Perhaps the most useful application of this word is to help us realise that what we can do depends on what is around us, the resources we have and the skills and capabilities we possess. And even if we have everything we also need a little bit of luck. We can’t control the luck but we can work on everything else.

The challenge we face, however, is getting the balance right between the elements we’re trying to master. I was reading a book called “Webcomics” and one of the artists, Shaenon K. Garrity talked about her “journeyman piece” called Narbonic. In 2004, this was supposed to be a six year project and it ran from 2000 to 2006. The point of the Webcomics book was to share the process that the artists featured had found effective in doing their own work – but there’s no suggestion that there is any perfect kind of work. What you can’t get away from, unfortunately, is the actual work of doing the work.

It’s obvious, isn’t it? If you want to get better at writing, you have to write. At drawing? You have to draw. At coming up with scripts? You have to come up with ideas. They are going to be bad in the beginning but as long as you keep going you’ll get better and that’s the only fact there is. You won’t get better thinking about it or reading about it or hoping something is going to happen. You have to get on and do the work day after day and eventually, you’ll find it starts to become easier. Perhaps it even gets better. And one day, maybe it’s useful to other people and that’s really when you’ve discovered a way to contribute that works for you.

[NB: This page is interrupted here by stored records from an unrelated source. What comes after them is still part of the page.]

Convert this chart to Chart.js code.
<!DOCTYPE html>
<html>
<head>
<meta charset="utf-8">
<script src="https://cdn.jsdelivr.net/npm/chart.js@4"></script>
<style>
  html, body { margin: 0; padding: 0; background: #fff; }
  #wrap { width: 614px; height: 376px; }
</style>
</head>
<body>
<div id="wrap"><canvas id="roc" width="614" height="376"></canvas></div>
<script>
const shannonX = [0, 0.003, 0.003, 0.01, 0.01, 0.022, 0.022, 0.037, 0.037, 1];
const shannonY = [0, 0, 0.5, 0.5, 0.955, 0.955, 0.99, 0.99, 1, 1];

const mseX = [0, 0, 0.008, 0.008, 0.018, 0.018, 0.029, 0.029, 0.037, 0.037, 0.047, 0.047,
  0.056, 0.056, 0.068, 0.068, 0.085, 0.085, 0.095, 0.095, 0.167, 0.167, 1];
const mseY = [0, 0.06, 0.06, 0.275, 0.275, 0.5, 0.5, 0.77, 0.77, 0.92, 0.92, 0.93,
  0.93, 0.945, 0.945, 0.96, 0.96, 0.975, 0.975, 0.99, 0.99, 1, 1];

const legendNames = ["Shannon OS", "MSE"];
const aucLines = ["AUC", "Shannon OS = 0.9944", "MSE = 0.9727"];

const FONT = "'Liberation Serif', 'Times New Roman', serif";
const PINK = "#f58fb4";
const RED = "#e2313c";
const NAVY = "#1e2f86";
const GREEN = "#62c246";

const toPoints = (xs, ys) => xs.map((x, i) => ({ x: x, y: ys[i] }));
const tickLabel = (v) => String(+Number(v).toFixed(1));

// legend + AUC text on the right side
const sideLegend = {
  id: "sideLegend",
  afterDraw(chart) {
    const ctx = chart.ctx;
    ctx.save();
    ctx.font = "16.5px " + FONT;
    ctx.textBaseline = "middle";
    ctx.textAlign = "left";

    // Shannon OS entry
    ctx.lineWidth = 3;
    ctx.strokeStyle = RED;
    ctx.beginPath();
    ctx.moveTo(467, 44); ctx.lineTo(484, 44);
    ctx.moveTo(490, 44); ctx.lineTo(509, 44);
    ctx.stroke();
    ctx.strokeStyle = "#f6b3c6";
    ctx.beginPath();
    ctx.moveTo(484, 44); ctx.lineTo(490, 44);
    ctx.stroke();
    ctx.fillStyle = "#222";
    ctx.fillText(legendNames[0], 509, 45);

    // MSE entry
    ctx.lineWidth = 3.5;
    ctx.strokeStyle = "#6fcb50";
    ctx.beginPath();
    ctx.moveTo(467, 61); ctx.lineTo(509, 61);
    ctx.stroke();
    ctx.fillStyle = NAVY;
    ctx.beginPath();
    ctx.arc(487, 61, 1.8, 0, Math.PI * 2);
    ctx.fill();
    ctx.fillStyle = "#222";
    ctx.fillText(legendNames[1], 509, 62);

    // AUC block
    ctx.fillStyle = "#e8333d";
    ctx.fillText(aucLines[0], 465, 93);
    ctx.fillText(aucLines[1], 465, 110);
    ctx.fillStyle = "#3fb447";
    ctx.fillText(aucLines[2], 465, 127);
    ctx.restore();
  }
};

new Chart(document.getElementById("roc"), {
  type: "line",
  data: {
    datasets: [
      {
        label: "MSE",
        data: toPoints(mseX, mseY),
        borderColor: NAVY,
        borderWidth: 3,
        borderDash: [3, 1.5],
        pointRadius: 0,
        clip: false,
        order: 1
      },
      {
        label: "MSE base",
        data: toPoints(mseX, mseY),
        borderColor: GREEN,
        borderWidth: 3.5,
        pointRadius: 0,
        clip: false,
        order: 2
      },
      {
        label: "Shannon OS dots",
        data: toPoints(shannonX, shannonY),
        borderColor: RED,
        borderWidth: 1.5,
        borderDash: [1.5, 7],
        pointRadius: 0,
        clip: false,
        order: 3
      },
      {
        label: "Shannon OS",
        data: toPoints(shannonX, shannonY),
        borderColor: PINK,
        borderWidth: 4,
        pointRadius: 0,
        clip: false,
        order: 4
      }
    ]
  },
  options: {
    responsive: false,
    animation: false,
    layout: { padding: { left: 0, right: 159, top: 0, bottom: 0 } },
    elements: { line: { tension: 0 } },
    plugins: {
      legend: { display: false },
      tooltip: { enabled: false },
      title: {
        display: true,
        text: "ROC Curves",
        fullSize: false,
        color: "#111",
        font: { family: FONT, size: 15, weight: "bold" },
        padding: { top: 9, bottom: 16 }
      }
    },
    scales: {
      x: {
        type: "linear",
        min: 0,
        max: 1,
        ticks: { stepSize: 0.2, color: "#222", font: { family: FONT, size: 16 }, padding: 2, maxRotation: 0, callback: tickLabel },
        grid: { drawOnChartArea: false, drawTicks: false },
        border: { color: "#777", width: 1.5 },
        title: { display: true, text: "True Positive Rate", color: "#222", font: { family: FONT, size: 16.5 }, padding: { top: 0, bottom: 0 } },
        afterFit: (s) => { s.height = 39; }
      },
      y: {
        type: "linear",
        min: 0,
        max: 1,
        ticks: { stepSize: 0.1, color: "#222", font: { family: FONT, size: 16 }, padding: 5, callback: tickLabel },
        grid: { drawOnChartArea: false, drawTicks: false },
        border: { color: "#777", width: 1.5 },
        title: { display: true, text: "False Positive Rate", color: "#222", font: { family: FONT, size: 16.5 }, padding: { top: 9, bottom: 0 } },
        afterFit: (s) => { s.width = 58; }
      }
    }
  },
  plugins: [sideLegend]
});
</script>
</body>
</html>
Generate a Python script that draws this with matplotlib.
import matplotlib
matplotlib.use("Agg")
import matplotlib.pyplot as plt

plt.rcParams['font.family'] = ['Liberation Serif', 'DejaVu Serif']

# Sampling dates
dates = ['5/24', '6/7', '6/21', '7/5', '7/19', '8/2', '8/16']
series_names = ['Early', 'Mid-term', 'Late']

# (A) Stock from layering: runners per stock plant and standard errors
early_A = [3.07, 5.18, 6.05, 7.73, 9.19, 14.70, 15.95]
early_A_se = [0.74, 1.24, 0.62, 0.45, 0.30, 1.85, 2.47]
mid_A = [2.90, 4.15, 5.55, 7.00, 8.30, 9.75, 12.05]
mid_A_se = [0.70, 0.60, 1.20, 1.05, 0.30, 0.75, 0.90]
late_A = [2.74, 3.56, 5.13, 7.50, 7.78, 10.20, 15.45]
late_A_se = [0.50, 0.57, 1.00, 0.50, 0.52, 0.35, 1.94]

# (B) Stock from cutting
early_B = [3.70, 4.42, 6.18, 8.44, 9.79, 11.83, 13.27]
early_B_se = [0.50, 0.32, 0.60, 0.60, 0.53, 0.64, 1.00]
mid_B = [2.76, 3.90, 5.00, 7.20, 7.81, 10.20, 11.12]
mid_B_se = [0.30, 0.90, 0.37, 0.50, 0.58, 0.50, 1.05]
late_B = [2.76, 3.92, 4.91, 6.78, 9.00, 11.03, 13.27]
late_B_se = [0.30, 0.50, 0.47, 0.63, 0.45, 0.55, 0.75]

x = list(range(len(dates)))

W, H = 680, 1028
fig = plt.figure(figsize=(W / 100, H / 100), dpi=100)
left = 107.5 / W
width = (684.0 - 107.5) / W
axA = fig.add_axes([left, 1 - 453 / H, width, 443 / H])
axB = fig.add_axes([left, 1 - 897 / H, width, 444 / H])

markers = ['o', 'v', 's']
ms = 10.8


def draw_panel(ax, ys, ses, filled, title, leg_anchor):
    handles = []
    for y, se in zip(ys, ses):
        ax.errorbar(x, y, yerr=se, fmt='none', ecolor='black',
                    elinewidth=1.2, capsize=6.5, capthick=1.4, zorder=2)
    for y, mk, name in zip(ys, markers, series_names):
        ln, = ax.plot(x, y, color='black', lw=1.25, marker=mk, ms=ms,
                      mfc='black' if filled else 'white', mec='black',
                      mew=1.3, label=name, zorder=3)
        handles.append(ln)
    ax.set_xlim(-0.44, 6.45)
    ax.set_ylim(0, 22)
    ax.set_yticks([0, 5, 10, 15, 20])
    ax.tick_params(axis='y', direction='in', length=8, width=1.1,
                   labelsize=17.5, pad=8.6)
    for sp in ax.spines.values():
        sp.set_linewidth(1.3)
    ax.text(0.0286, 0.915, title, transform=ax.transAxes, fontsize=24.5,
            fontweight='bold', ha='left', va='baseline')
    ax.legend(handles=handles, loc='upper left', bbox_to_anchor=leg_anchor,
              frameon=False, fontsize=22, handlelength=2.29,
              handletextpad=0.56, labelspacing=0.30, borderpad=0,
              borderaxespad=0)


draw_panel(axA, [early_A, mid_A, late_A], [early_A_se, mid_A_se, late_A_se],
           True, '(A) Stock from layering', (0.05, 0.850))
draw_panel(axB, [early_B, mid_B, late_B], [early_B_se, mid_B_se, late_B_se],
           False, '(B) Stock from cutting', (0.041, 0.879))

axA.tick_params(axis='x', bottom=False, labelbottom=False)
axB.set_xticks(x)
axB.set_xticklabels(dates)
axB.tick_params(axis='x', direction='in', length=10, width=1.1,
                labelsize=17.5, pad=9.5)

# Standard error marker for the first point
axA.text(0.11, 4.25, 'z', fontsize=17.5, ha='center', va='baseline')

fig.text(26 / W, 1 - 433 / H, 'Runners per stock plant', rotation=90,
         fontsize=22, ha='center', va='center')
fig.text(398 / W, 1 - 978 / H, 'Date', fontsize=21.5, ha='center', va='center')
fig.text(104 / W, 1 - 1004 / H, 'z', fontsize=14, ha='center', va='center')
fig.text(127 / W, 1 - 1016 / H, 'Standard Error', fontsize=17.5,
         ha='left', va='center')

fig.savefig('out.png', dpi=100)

This whole question bothers me, I think, because surely the point of living is to find some way to be useful, to help, to contribute, to do something good. We know that taking and having don’t really lead to happiness. We don’t need that much, really, and the more we have the more we need, and faster, to feel the way we did the first time. We’ve just gone past a holiday season and I remember, really quite vividly, the very first Christmas we had with our one-year old. He opened his first present and was totally delighted by it. He wanted to play with it straight away. And he was surprised when he was given another one to open. By the end of the pile, however, he had learned that more turn up and the next day we wrapped them up in newspaper so he could open them again. And the year after that, well, things kept being opened but that wide-eyed wonder and delight of that very first present – a Postman Pat red van – never really happened again. Not in the same way.

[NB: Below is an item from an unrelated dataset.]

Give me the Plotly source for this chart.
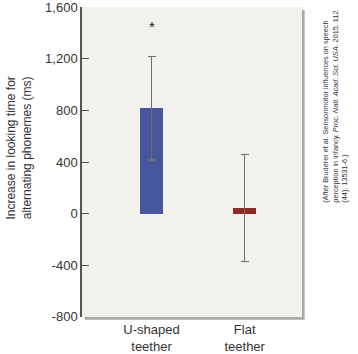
import plotly.graph_objects as go

categories = ["U-shaped<br>teether", "Flat<br>teether"]
positions = [0, 1]
means = [815, 45]
errors = [400, 415]
colors = ["#46579e", "#8c2a25"]
ytickvals = [-800, -400, 0, 400, 800, 1200, 1600]
yticktext = ["-800", "-400", "0", "400", "800", "1,200", "1,600"]
star_y = 1450

fig = go.Figure()
fig.add_trace(go.Bar(
    x=positions, y=means, width=0.25,
    marker=dict(color=colors, line=dict(width=0)),
    error_y=dict(type="data", array=errors, visible=True, color="#6e6e6e", thickness=1.3, width=4),
    showlegend=False,
))

fig.add_annotation(x=0, y=star_y, xref="x", yref="y", text="*", showarrow=False,
                   font=dict(size=15, color="#222", family="Liberation Sans"))

# background + shadow
fig.add_shape(type="rect", xref="paper", yref="paper", x0=0.012, x1=1.012, y0=-0.009, y1=0.99,
              fillcolor="#a9a9a6", line=dict(width=0), layer="below")
fig.add_shape(type="rect", xref="paper", yref="paper", x0=0, x1=1, y0=0, y1=1,
              fillcolor="#f2f1ed", line=dict(width=0), layer="below")

fig.add_annotation(x=-0.284, y=0.545, xref="paper", yref="paper",
                   xanchor="center", yanchor="middle",
                   text="Increase in looking time for<br>alternating phonemes (ms)",
                   textangle=-90, showarrow=False,
                   font=dict(size=12, color="#333", family="Liberation Sans"))

fig.add_annotation(x=1.152, y=0.68, xref="paper", yref="paper",
                   xanchor="center", yanchor="middle",
                   text="(After Bruderer et al. Sensorimotor influences on speech<br>"
                        "perception in infancy. <i>Proc. Natl. Acad. Sci. USA</i>. 2015, 112<br>"
                        "(44), 13531-6.)",
                   textangle=-90, showarrow=False, align="left",
                   font=dict(size=7.3, color="#333", family="Liberation Sans"))

fig.update_xaxes(range=[-0.746, 1.615], tickvals=positions, ticktext=categories,
                 showline=False, showgrid=False, zeroline=False, ticks="",
                 ticklabelstandoff=3, automargin=False,
                 tickfont=dict(size=13, color="#333", family="Liberation Sans"))
fig.update_yaxes(range=[-801, 1601], tickvals=ytickvals, ticktext=yticktext,
                 showline=True, linecolor="#555", linewidth=1.5,
                 ticks="inside", ticklen=7, tickcolor="#555", tickwidth=1,
                 showgrid=False, zeroline=False, automargin=False,
                 ticklabeloverflow="allow",
                 tickfont=dict(size=13, color="#333", family="Liberation Sans"))

fig.update_layout(width=358, height=354, margin=dict(l=82, r=56, t=7, b=37),
                  paper_bgcolor="white", plot_bgcolor="rgba(0,0,0,0)",
                  bargap=0)
fig.write_html("out.html")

For me, anyway, I think happiness comes from doing something, learning something, creating something. And, if possible, doing that every day. And even if it’s really bad and you want to apologise for the poor quality of your work you have to do it – you need to just sit down or stand up or do whatever you need to do to get another day’s work done.

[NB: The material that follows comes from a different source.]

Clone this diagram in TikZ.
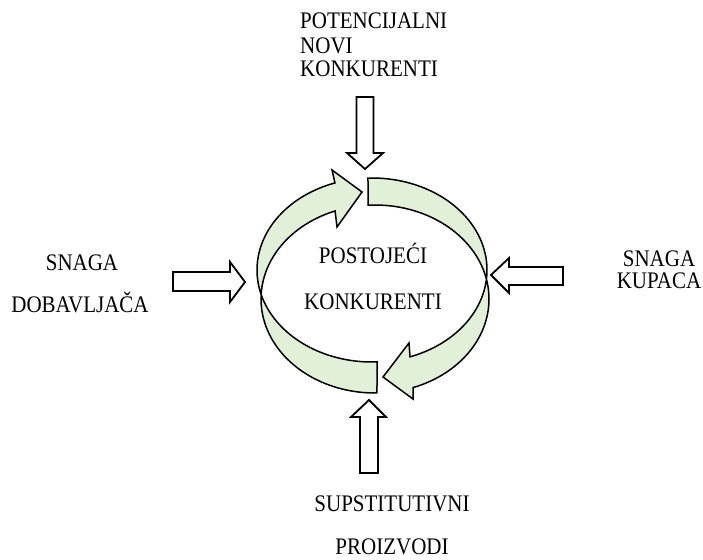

And I think I should point out that when I talk about work I don’t mean your job – what you are paid to do. I think your work is what you want to do, what you would do every day whether you were paid or not, whether there was any reward or not. And if you don’t have work to do like that, then it would be a wise move to take some time and find that thing. Because there is a very good chance that it’s what your society and community need most from you.